Rep: I can tell you right now that what I'm looking at for me as a healthy male age 51 on a $3500 deductible plan is going from this much to $441.00 and I'll be 52 between July and October, and October it's going to be $793.00.
A: That's October, 2011?
Rep: mmhmm, just because I went just one age bracket up, but even in July it's $743.00, for a healthy male, $3500 deductible, PPO share.
A: Um, well --
Rep: But you're no longer grandfathered or I would no longer be grandfathered. I'm going into a plan after March 23rd, subject to being in the swimming pool or the pool with other people that are insured that have pre-existing health conditions, that were higher risk in the underwriting before March 23rd, but now after March 23rd, they're not subject to the same underwriting critiquing, because you're going from a plan that was with ABC Anthem Blue Cross and you, and just jumping into a plan that is overseen and imposed by the federal government and on every single state in the union, on every single department of insurance in every single state.

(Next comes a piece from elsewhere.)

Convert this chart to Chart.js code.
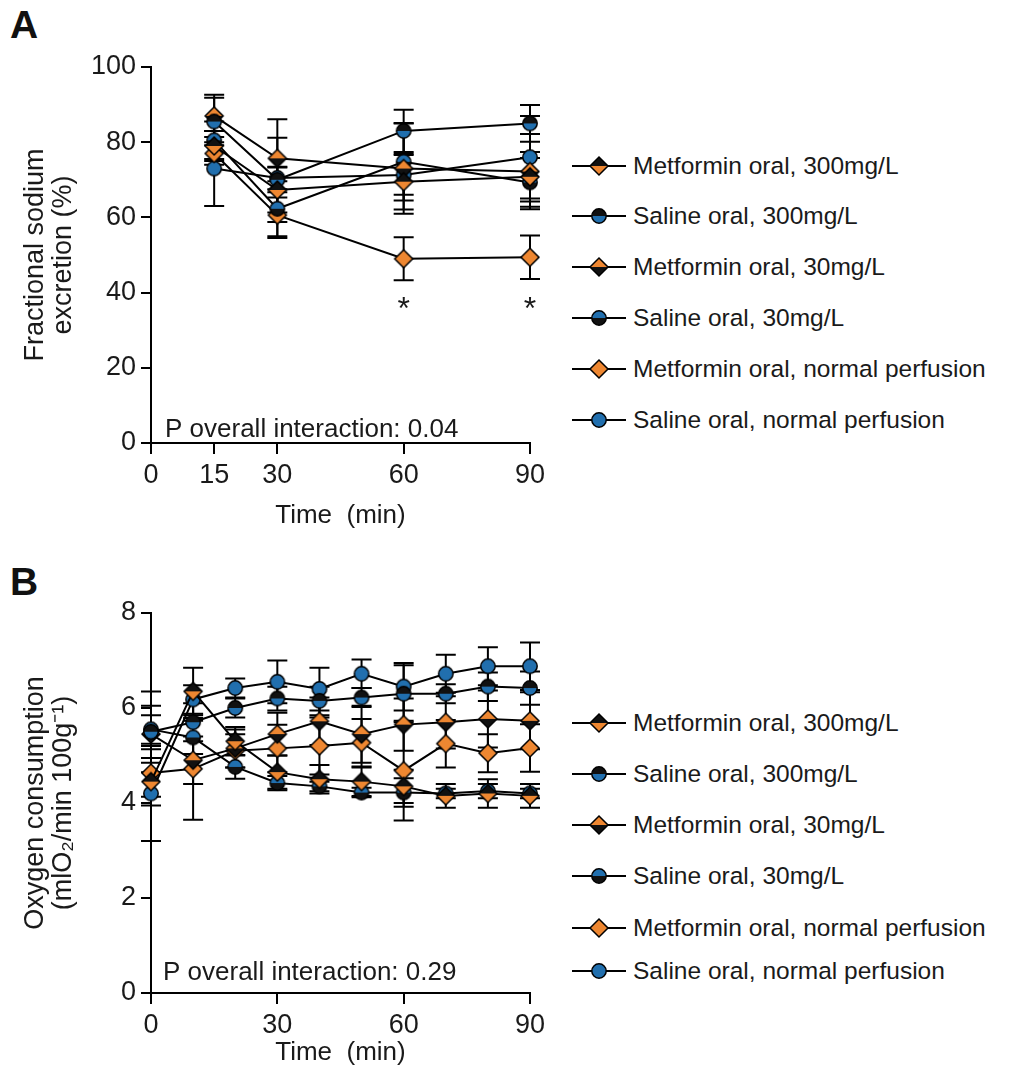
<!DOCTYPE html>
<html>
<head>
<meta charset="utf-8">
<script src="https://cdn.jsdelivr.net/npm/chart.js@4.4.1/dist/chart.umd.min.js"></script>
<style>
  body { margin: 0; background: #fff; }
  #page { position: relative; width: 1023px; height: 1078px; overflow: hidden; font-family: "Liberation Sans", Arial, sans-serif; color: #1a1a1a; }
  .panel-letter { position: absolute; left: 10px; font-weight: bold; font-size: 39px; line-height: 39px; color: #111; }
  .chart-box { position: absolute; left: 0; }
  .legend-row { position: absolute; left: 572px; height: 30px; }
  .legend-row canvas { position: absolute; left: 0; top: 0; }
  .legend-row span { position: absolute; left: 61px; top: 0; line-height: 30px; font-size: 24.5px; white-space: nowrap; }
</style>
</head>
<body>
<div id="page">
  <div class="panel-letter" style="top:5px">A</div>
  <div class="panel-letter" style="top:562px">B</div>
  <div class="chart-box" style="top:0"><canvas id="chartA" width="560" height="545"></canvas></div>
  <div class="chart-box" style="top:540px"><canvas id="chartB" width="560" height="538"></canvas></div>
  <div id="legendA"></div>
  <div id="legendB"></div>
</div>
<script>
// ---- data: panel A, fractional sodium excretion (%) ----
const timesA = [15, 30, 60, 90];
const xTicksA = [0, 15, 30, 60, 90];
const metf300A = [79, 67.3, 69.5, 70.8];
const sal300A = [85.5, 70, 83, 85];
const metf30A = [87, 75.7, 73, 72.2];
const sal30A = [80.5, 62.3, 74.8, 69.3];
const metfNormA = [77, 60.6, 49, 49.4];
const salNormA = [73, 70.5, 71.3, 76];
// SEM
const metf300ErrA = [4, 6, 7.4, 6.6];
const sal300ErrA = [6.3, 11.2, 5.6, 4.9];
const metf30ErrA = [5.6, 10.4, 12, 10];
const sal30ErrA = [5, 7.3, 10.3, 6.5];
const metfNormErrA = [3, 6.1, 5.7, 5.8];
const salNormErrA = [10, 3, 5.3, 11];
const starTimesA = [60, 90];
const starValueA = 33;

// ---- data: panel B, oxygen consumption ----
const timesB = [0, 10, 20, 30, 40, 50, 60, 70, 80, 90];
const metf300B = [4.45, 6.35, 5.3, 4.65, 4.5, 4.45, 4.35, 4.15, 4.2, 4.15];
const sal300B = [5.5, 5.7, 6.0, 6.2, 6.15, 6.22, 6.3, 6.3, 6.45, 6.42];
const metf30B = [5.45, 4.9, 5.15, 5.45, 5.72, 5.45, 5.65, 5.7, 5.77, 5.73];
const sal30B = [5.55, 5.38, 4.76, 4.42, 4.35, 4.22, 4.22, 4.2, 4.25, 4.2];
const metfNormB = [4.63, 4.72, 5.1, 5.15, 5.2, 5.27, 4.68, 5.25, 5.05, 5.16];
const salNormB = [4.2, 6.18, 6.42, 6.55, 6.4, 6.72, 6.45, 6.72, 6.88, 6.88];
const metf300ErrB = [0.5, 0.5, 0.3, 0.35, 0.3, 0.3, 0.35, 0.25, 0.3, 0.25];
const sal300ErrB = [0.85, 0.4, 0.2, 0.25, 0.3, 0.2, 0.6, 0.2, 0.3, 0.35];
const metf30ErrB = [0.6, 0.5, 0.4, 0.45, 0.5, 0.6, 0.55, 0.55, 0.6, 0.6];
const sal30ErrB = [0.3, 0.35, 0.25, 0.15, 0.1, 0.1, 0.3, 0.1, 0.15, 0.1];
const metfNormErrB = [0.5, 1.07, 0.35, 0.5, 0.6, 0.5, 1.05, 0.5, 0.4, 0.5];
const salNormErrB = [1.0, 0.3, 0.2, 0.45, 0.45, 0.3, 0.5, 0.4, 0.4, 0.5];

const labels = [
  'Metformin oral, 300mg/L',
  'Saline oral, 300mg/L',
  'Metformin oral, 30mg/L',
  'Saline oral, 30mg/L',
  'Metformin oral, normal perfusion',
  'Saline oral, normal perfusion',
];

const ORANGE = '#ee8731';
const BLUE = '#216fae';
const BLACK = '#111';
const FONT = '"Liberation Sans", Arial, sans-serif';
const TEXT = '#1a1a1a';

// marker look for each series, legend order
const markers = [
  { shape: 'diamond', top: BLACK, bottom: ORANGE },
  { shape: 'circle', top: BLACK, bottom: BLUE },
  { shape: 'diamond', top: ORANGE, bottom: BLACK },
  { shape: 'circle', top: BLUE, bottom: BLACK },
  { shape: 'diamond', top: ORANGE, bottom: ORANGE },
  { shape: 'circle', top: BLUE, bottom: BLUE },
];

function drawMarker(ctx, cx, cy, m) {
  ctx.lineWidth = 1.5;
  ctx.strokeStyle = '#000';
  if (m.shape === 'circle') {
    const r = 7.2;
    ctx.beginPath(); ctx.arc(cx, cy, r, Math.PI, 2 * Math.PI); ctx.closePath();
    ctx.fillStyle = m.top; ctx.fill();
    ctx.beginPath(); ctx.arc(cx, cy, r, 0, Math.PI); ctx.closePath();
    ctx.fillStyle = m.bottom; ctx.fill();
    ctx.beginPath(); ctx.arc(cx, cy, r, 0, 2 * Math.PI); ctx.stroke();
  } else {
    const h = 9;
    ctx.beginPath(); ctx.moveTo(cx - h, cy); ctx.lineTo(cx, cy - h); ctx.lineTo(cx + h, cy); ctx.closePath();
    ctx.fillStyle = m.top; ctx.fill();
    ctx.beginPath(); ctx.moveTo(cx - h, cy); ctx.lineTo(cx, cy + h); ctx.lineTo(cx + h, cy); ctx.closePath();
    ctx.fillStyle = m.bottom; ctx.fill();
    ctx.beginPath(); ctx.moveTo(cx - h, cy); ctx.lineTo(cx, cy - h); ctx.lineTo(cx + h, cy); ctx.lineTo(cx, cy + h); ctx.closePath();
    ctx.stroke();
  }
}

function pointImage(m) {
  const c = document.createElement('canvas');
  c.width = 22; c.height = 22;
  drawMarker(c.getContext('2d'), 11, 11, m);
  return c;
}

function buildLegend(id, rows) {
  const box = document.getElementById(id);
  rows.forEach((cy, i) => {
    const row = document.createElement('div');
    row.className = 'legend-row';
    row.style.top = (cy - 15) + 'px';
    const c = document.createElement('canvas');
    c.width = 56; c.height = 30;
    const ctx = c.getContext('2d');
    ctx.strokeStyle = '#000'; ctx.lineWidth = 2;
    ctx.beginPath(); ctx.moveTo(0, 15); ctx.lineTo(54, 15); ctx.stroke();
    drawMarker(ctx, 27, 15, markers[i]);
    const s = document.createElement('span');
    s.textContent = labels[i];
    row.appendChild(c); row.appendChild(s);
    box.appendChild(row);
  });
}

// error bars drawn behind lines and markers
const errorBars = {
  id: 'errorBars',
  beforeDatasetsDraw(chart) {
    const { ctx, scales: { x, y } } = chart;
    ctx.save();
    ctx.strokeStyle = '#000';
    ctx.lineWidth = 2;
    chart.data.datasets.forEach(ds => {
      ds.data.forEach((p, j) => {
        const e = ds.errors[j];
        const px = x.getPixelForValue(p.x);
        const hi = y.getPixelForValue(p.y + e);
        const lo = y.getPixelForValue(p.y - e);
        ctx.beginPath();
        ctx.moveTo(px, hi); ctx.lineTo(px, lo);
        ctx.moveTo(px - 10, hi); ctx.lineTo(px + 10, hi);
        ctx.moveTo(px - 10, lo); ctx.lineTo(px + 10, lo);
        ctx.stroke();
      });
    });
    ctx.restore();
  }
};

// p-value note and significance stars
const notes = {
  id: 'notes',
  afterDraw(chart, args, opts) {
    const { ctx, chartArea, scales: { x, y } } = chart;
    ctx.save();
    ctx.fillStyle = TEXT;
    ctx.font = '26px ' + FONT;
    ctx.textBaseline = 'alphabetic';
    ctx.textAlign = 'left';
    ctx.fillText(opts.text, chartArea.left + opts.dx, chartArea.bottom - opts.dy);
    ctx.textAlign = 'center';
    ctx.font = '32px ' + FONT;
    (opts.stars || []).forEach(t => {
      ctx.fillText('*', x.getPixelForValue(t), y.getPixelForValue(opts.starValue));
    });
    ctx.restore();
  }
};

function makeDatasets(times, series, errs) {
  return series.map((vals, i) => ({
    label: labels[i],
    data: vals.map((v, j) => ({ x: times[j], y: v })),
    errors: errs[i],
    borderColor: '#000',
    borderWidth: 2,
    tension: 0,
    fill: false,
    pointStyle: pointImage(markers[i]),
    clip: false,
  }));
}

function axisCommon() {
  return {
    grid: { display: true, drawOnChartArea: false, drawTicks: true, tickLength: 10, tickWidth: 2, tickColor: '#000', color: '#000', lineWidth: 2 },
    border: { display: true, color: '#000', width: 2 },
    ticks: { color: TEXT, font: { size: 27, family: FONT }, maxRotation: 0, autoSkip: false },
  };
}

function makeChart(id, cfg) {
  const xAxis = axisCommon();
  const yAxis = axisCommon();
  return new Chart(document.getElementById(id), {
    type: 'line',
    data: { datasets: makeDatasets(cfg.times, cfg.series, cfg.errs) },
    options: {
      responsive: false,
      animation: false,
      layout: { padding: { left: 0, top: cfg.top, right: 30, bottom: 0 } },
      plugins: { legend: { display: false }, tooltip: { enabled: false }, notes: cfg.notes },
      scales: {
        x: {
          ...xAxis,
          type: 'linear', min: 0, max: 90,
          grid: { ...xAxis.grid, tickLength: 11 },
          ticks: { ...xAxis.ticks, padding: 5, stepSize: 30 },
          afterBuildTicks: s => { if (cfg.xTicks) s.ticks = cfg.xTicks.map(v => ({ value: v })); },
          afterFit: s => { s.height = cfg.xHeight; },
          title: { display: true, text: 'Time  (min)', color: TEXT, font: { size: 26, family: FONT }, padding: { top: 0, bottom: cfg.titlePad } },
        },
        y: {
          ...yAxis,
          min: cfg.yMin, max: cfg.yMax,
          ticks: { ...yAxis.ticks, stepSize: cfg.yStep, padding: 5 },
          afterFit: s => { s.width = 151; },
          title: { display: true, text: cfg.yTitle, color: TEXT, font: { size: 27, family: FONT, lineHeight: 1.02 }, padding: { top: 22, bottom: 0 } },
        },
      },
    },
    plugins: [errorBars, notes],
  });
}

makeChart('chartA', {
  times: timesA,
  xTicks: xTicksA,
  series: [metf300A, sal300A, metf30A, sal30A, metfNormA, salNormA],
  errs: [metf300ErrA, sal300ErrA, metf30ErrA, sal30ErrA, metfNormErrA, salNormErrA],
  top: 67, xHeight: 102, titlePad: 14,
  yMin: 0, yMax: 100, yStep: 20,
  yTitle: ['Fractional sodium', 'excretion (%)'],
  notes: { text: 'P overall interaction: 0.04', dx: 14, dy: 6, stars: starTimesA, starValue: starValueA },
});

makeChart('chartB', {
  times: timesB,
  xTicks: null,
  series: [metf300B, sal300B, metf30B, sal30B, metfNormB, salNormB],
  errs: [metf300ErrB, sal300ErrB, metf30ErrB, sal30ErrB, metfNormErrB, salNormErrB],
  top: 73, xHeight: 85, titlePad: 10,
  yMin: 0, yMax: 8, yStep: 2,
  yTitle: ['Oxygen consumption', '(mlO\u2082/min 100g\u207B\u00B9)'],
  notes: { text: 'P overall interaction: 0.29', dx: 12, dy: 13 },
});

buildLegend('legendA', [166, 216, 267, 318, 369, 420]);
buildLegend('legendB', [723, 774, 825, 876, 928, 971]);
</script>
</body>
</html>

They're regulating, and making sure that every single insurance company that writes insurance in a state must comply with the federal health care reform bill, and that's being phased in. A big portion of it's going to be in January.
Got that? This Anthem rep is telling the customer (who happens to be more savvy than the average customer) that because she has opted out of the grandfathered (less beneficial) plan, the plan isn't overseen by the state but is subject to that bad, mean federal government.
Only, he's wrong. Every contract for health insurance post-Affordable Care Act must be reviewed and approved by state Insurance Departments and part of their review will be to ensure that the provisions of the Act are included. There is no higher-level federal review. We wish such a thing existed, but part of the plan was always to leave the reviews and approvals to the states rather than putting it in the hands of the federal government.
This is a major, huge big deal. The White House and Sebelius should be all over this. Every Democrat running for office should be on a soapbox taking laser-like aim at what they are doing, because they are misrepresenting the impact of the changes made by health care reform, they are threatening customers with rate increases, and they are using pressure tactics to keep customers in plans that do not incorporate ACA provisions. Further, they are fomenting fear and confusion in order to support the right wing's promise to repeal the act entirely.
Make no mistake, this is a war, and it's a war over whether they can discriminate or not.